A “photography library” as one of the biggest libraries in Africa has been set up in Ghana.
The new concept-based library has been established in Accra, Ghana’s capital and largest city. The library has been named Dikan, which means “take the lead” in Akan, a Ghanaian language.
Highlights
The library has been named after the Dikan Center, a Ghana-based non-profit organization committed to visual education. It goes without saying that the library displays the extraordinary works of photography across the continent, but the library has also been established in order to promote such works of photography and visual storytelling in Africa. It is said that the library would also provide great support to the African photography industry.
The library exhibits over 30,000 photography books and film books with a special collection of film books of Africa which had been collected by the founder and the CEO of Dikan Paul Ninson. The Dikan Center seems to support people in Africa who are interested in exploring photography and visual art, as the center also offers an art gallery, a photo studio, and an editing department besides the library.
The founder
Mr. Paul Ampofo Ninson designed the modern library. Paul Ampofo Ninson is a self-taught documentary photographer and filmmaker hailing from a city in the Ashanti region of Ghana named Kumasi.
Ninson emphasizes the importance of promoting the art industry in Africa and the aim behind creating a one-of-a kind library in his welcoming speech. “We are determined never to leave behind any person, idea, history, culture, concept, or facility necessary in re-imagining and solidifying the role of visual education in the development of a modernized African economy—If you know and have knowledge, see and/or hear, you are a storyteller, Dikan will find you,” he says.

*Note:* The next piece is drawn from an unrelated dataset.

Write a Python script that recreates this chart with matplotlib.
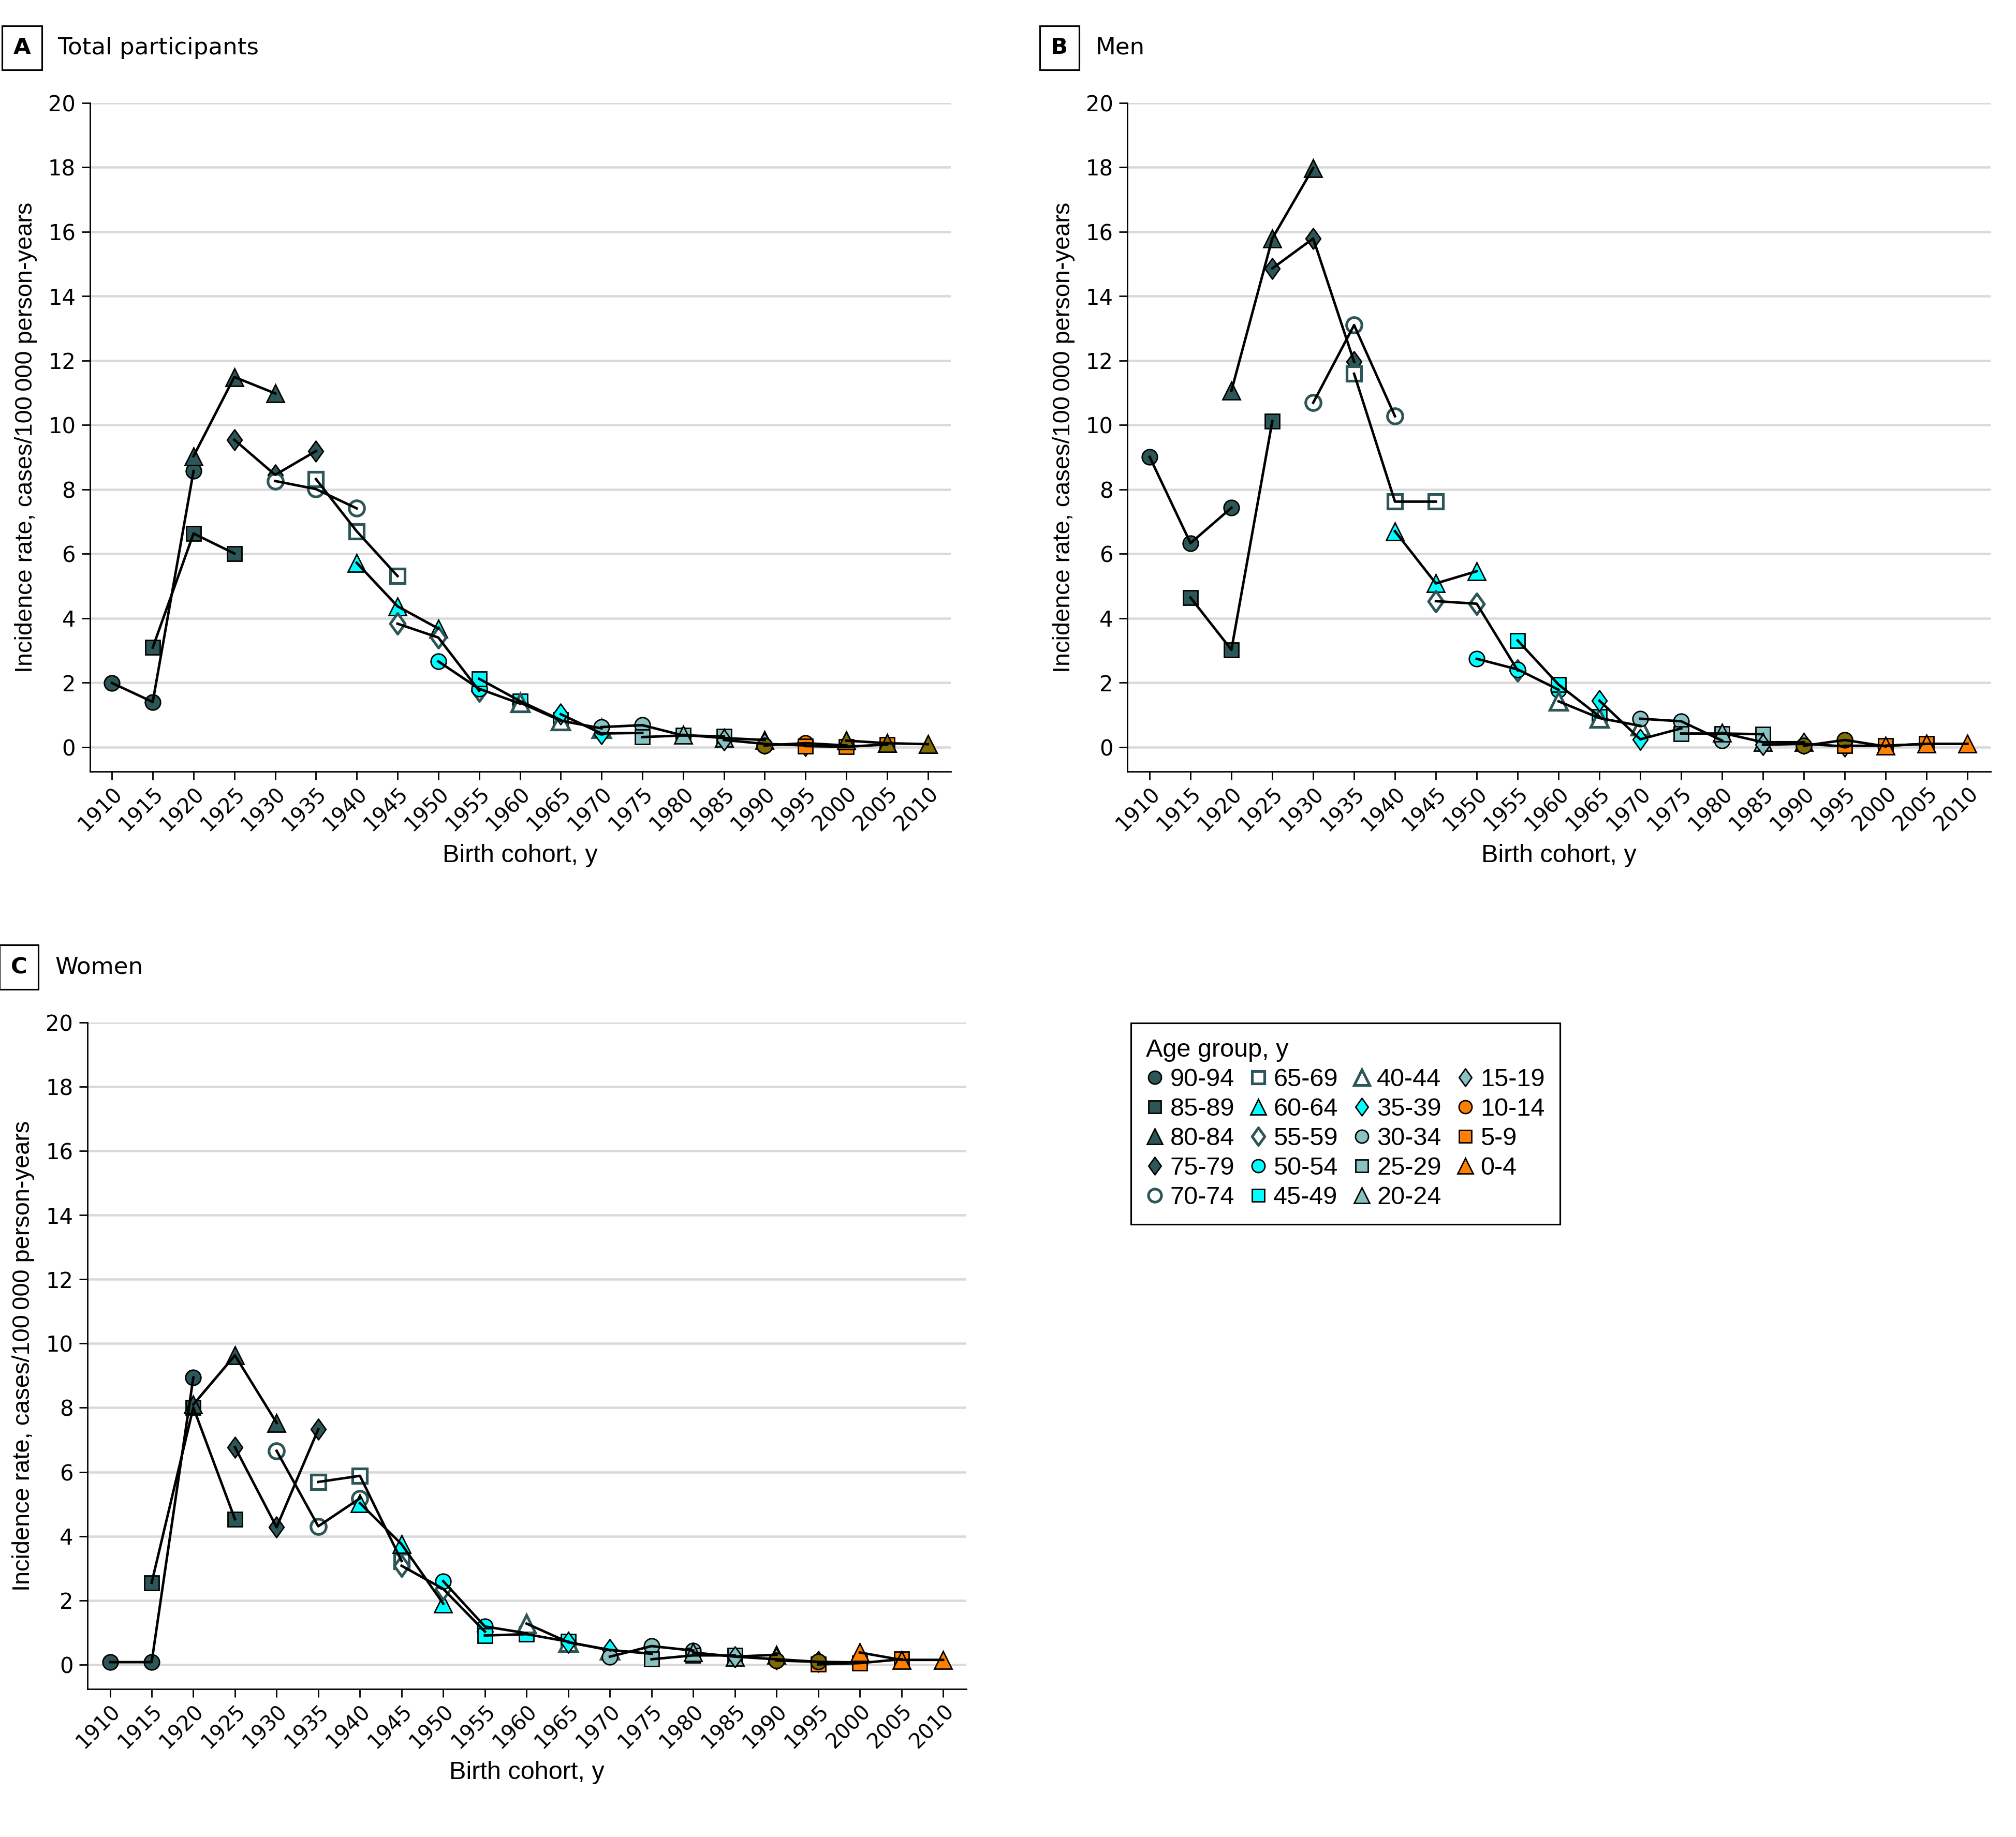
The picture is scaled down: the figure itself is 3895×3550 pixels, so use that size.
import matplotlib
matplotlib.use("Agg")
import matplotlib.pyplot as plt
from matplotlib.lines import Line2D
from matplotlib.path import Path

# birth cohorts (x axis) and age groups, oldest first
cohorts = [1910, 1915, 1920, 1925, 1930, 1935, 1940, 1945, 1950, 1955, 1960,
           1965, 1970, 1975, 1980, 1985, 1990, 1995, 2000, 2005, 2010]
age_groups = ['90-94', '85-89', '80-84', '75-79', '70-74', '65-69', '60-64',
              '55-59', '50-54', '45-49', '40-44', '35-39', '30-34', '25-29',
              '20-24', '15-19', '10-14', '5-9', '0-4']

# incidence per 100 000 person-years, 3 consecutive cohorts per age group
total = [
    [1.99, 1.40, 8.57], [3.09, 6.63, 6.01], [9.03, 11.49, 10.98],
    [9.54, 8.45, 9.19], [8.26, 8.01, 7.41], [8.32, 6.70, 5.31],
    [5.72, 4.37, 3.68], [3.83, 3.40, 1.75], [2.66, 1.81, 1.35],
    [2.12, 1.43, 0.84], [1.38, 0.82, 0.58], [1.02, 0.42, 0.44],
    [0.62, 0.68, 0.36], [0.31, 0.36, 0.33], [0.38, 0.28, 0.22],
    [0.22, 0.10, 0.05], [0.05, 0.12, 0.05], [0.03, 0.01, 0.08],
    [0.20, 0.12, 0.09],
]
men = [
    [9.01, 6.33, 7.43], [4.64, 3.02, 10.12], [11.06, 15.79, 17.98],
    [14.86, 15.79, 11.96], [10.69, 13.10, 10.27], [11.59, 7.62, 7.62],
    [6.70, 5.08, 5.46], [4.53, 4.45, 2.38], [2.74, 2.41, 1.78],
    [3.31, 1.94, 0.95], [1.42, 0.90, 0.66], [1.44, 0.24, 0.58],
    [0.88, 0.80, 0.20], [0.42, 0.42, 0.40], [0.44, 0.15, 0.15],
    [0.07, 0.10, 0.02], [0.04, 0.22, 0.02], [0.04, 0.04, 0.10],
    [0.04, 0.10, 0.10],
]
women = [
    [0.08, 0.08, 8.94], [2.55, 8.01, 4.53], [8.10, 9.63, 7.53],
    [6.77, 4.28, 7.33], [6.66, 4.31, 5.18], [5.69, 5.88, 3.23],
    [5.03, 3.75, 1.90], [3.08, 2.36, 1.03], [2.60, 1.19, 0.98],
    [0.91, 0.95, 0.72], [1.28, 0.70, 0.45], [0.70, 0.46, 0.34],
    [0.25, 0.58, 0.44], [0.17, 0.29, 0.29], [0.38, 0.25, 0.31],
    [0.25, 0.17, 0.09], [0.13, 0.09, 0.07], [0.01, 0.05, 0.17],
    [0.38, 0.15, 0.15],
]

# styling
DARK = '#2c5657'
CYAN = '#00ffff'
LIGHT = '#88c2c2'
ORANGE = '#ff8000'
OLIVE = '#7f6a04'
diamond = Path([(0, 1), (0.72, 0), (0, -1), (-0.72, 0), (0, 1)],
               [1, 2, 2, 2, 79])
shapes = {'o': ('o', 8.5), 's': ('s', 8), '^': ('^', 10), 'D': (diamond, 11.5)}
# (shape, face, edge)
styles = [
    ('o', DARK, 'k'), ('s', DARK, 'k'), ('^', DARK, 'k'), ('D', DARK, 'k'),
    ('o', 'white', DARK), ('s', 'white', DARK), ('^', CYAN, 'k'),
    ('D', 'white', DARK), ('o', CYAN, 'k'), ('s', CYAN, 'k'),
    ('^', 'white', DARK), ('D', CYAN, 'k'), ('o', LIGHT, 'k'),
    ('s', LIGHT, 'k'), ('^', LIGHT, 'k'), ('D', LIGHT, 'k'),
    ('o', ORANGE, 'k'), ('s', ORANGE, 'k'), ('^', ORANGE, 'k'),
]
# points that show up olive in the original
olive = {
    'A': {'10-14': [0], '0-4': [0, 1, 2]},
    'B': {'10-14': [0, 1]},
    'C': {'10-14': [0, 1]},
}

NARROW = ['Liberation Sans', 'DejaVu Sans']
plt.rcParams['font.family'] = ['DejaVu Sans']

fig = plt.figure(figsize=(15.58, 14.2), dpi=250)

panels = [
    ('A', 'Total participants', total, [0.0446, 0.580, 0.427, 0.364]),
    ('B', 'Men', men, [0.5593, 0.580, 0.428, 0.364]),
    ('C', 'Women', women, [0.0434, 0.0805, 0.436, 0.363]),
]

for letter, title, data, rect in panels:
    ax = fig.add_axes(rect)
    for i, grp in enumerate(age_groups):
        xs = cohorts[i:i + 3]
        ys = data[i]
        shp, fc, ec = styles[i]
        m, ms = shapes[shp]
        mew = 1.5 if fc == 'white' else 0.8
        ax.plot(xs, ys, ls='none', marker=m, ms=ms, mfc=fc, mec=ec,
                mew=mew, zorder=3)
        for j in olive[letter].get(grp, []):
            ax.plot(xs[j], ys[j], ls='none', marker=m, ms=ms, mfc=OLIVE,
                    mec='k', mew=0.8, zorder=3.1)
        ax.plot(xs, ys, color='k', lw=1.4, zorder=4)

    ax.set_xlim(1907.3, 2012.8)
    ax.set_ylim(-0.76, 20)
    ax.set_yticks(range(0, 21, 2))
    ax.set_xticks(cohorts)
    ax.set_xticklabels([str(c) for c in cohorts], rotation=45, ha='right',
                       rotation_mode='anchor')
    ax.tick_params(axis='both', labelsize=11.5, length=4.5, width=0.8,
                   direction='out')
    ax.tick_params(axis='x', pad=2)
    ax.tick_params(axis='y', labelsize=12)
    ax.grid(axis='y', color='#d9d9d9', lw=1.3)
    ax.set_axisbelow(True)
    for s in ['top', 'right']:
        ax.spines[s].set_visible(False)
    for s in ['left', 'bottom']:
        ax.spines[s].set_linewidth(0.8)
    ax.set_xlabel('Birth cohort, y', family=NARROW, fontsize=14)
    ax.xaxis.set_label_coords(0.5, -0.108)
    ax.set_ylabel('Incidence rate, cases/100\u2009000 person-years',
                  family=NARROW, fontsize=13.5, labelpad=6)

    x0, y1 = rect[0], rect[1] + rect[3]
    fig.text(x0 - 0.038, y1 + 0.030, letter, fontsize=12.5, fontweight='bold',
             va='center', ha='left',
             bbox=dict(boxstyle='square,pad=0.5', fc='white', ec='k', lw=0.9))
    fig.text(x0 - 0.016, y1 + 0.030, title, fontsize=13, va='center',
             ha='left')

handles = []
for i, grp in enumerate(age_groups):
    shp, fc, ec = styles[i]
    m, ms = shapes[shp]
    handles.append(Line2D([], [], ls='none', marker=m, ms=ms * 0.85, mfc=fc,
                          mec=ec, mew=1.5 if fc == 'white' else 0.8))
leg = fig.legend(handles, age_groups, loc='upper left',
                 bbox_to_anchor=(0.561, 0.443), borderaxespad=0, ncol=4,
                 title='Age group, y', alignment='left', frameon=True,
                 fancybox=False, edgecolor='k', framealpha=1, borderpad=0.6,
                 handlelength=0.7, handletextpad=0.25, columnspacing=0.6,
                 labelspacing=0.25, prop={'family': NARROW, 'size': 14},
                 title_fontproperties={'family': NARROW, 'size': 14})
leg.get_frame().set_linewidth(0.9)

fig.savefig('out.png', dpi=250)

Ninson bring into focus issues of migration crisis and global terrorism by saying, “Millions on the continent are surviving below the poverty line and our youth are desperate for new opportunities, we cannot fail them”
Source of Inspiration
In a photography magazine, British Journal of Photography’s – “A photographer’s journey to build Ghana’s first photography library” the artist says “Growing up, my grandfather used to tell me stories about our culture and traditions. Stories about the Asante’s people and sometimes specifically stories of my traditional home Kumawu, looking back, these stories influenced me a lot”. In the article Ninson acknowledges his daughter to be the source of inspiration for his library.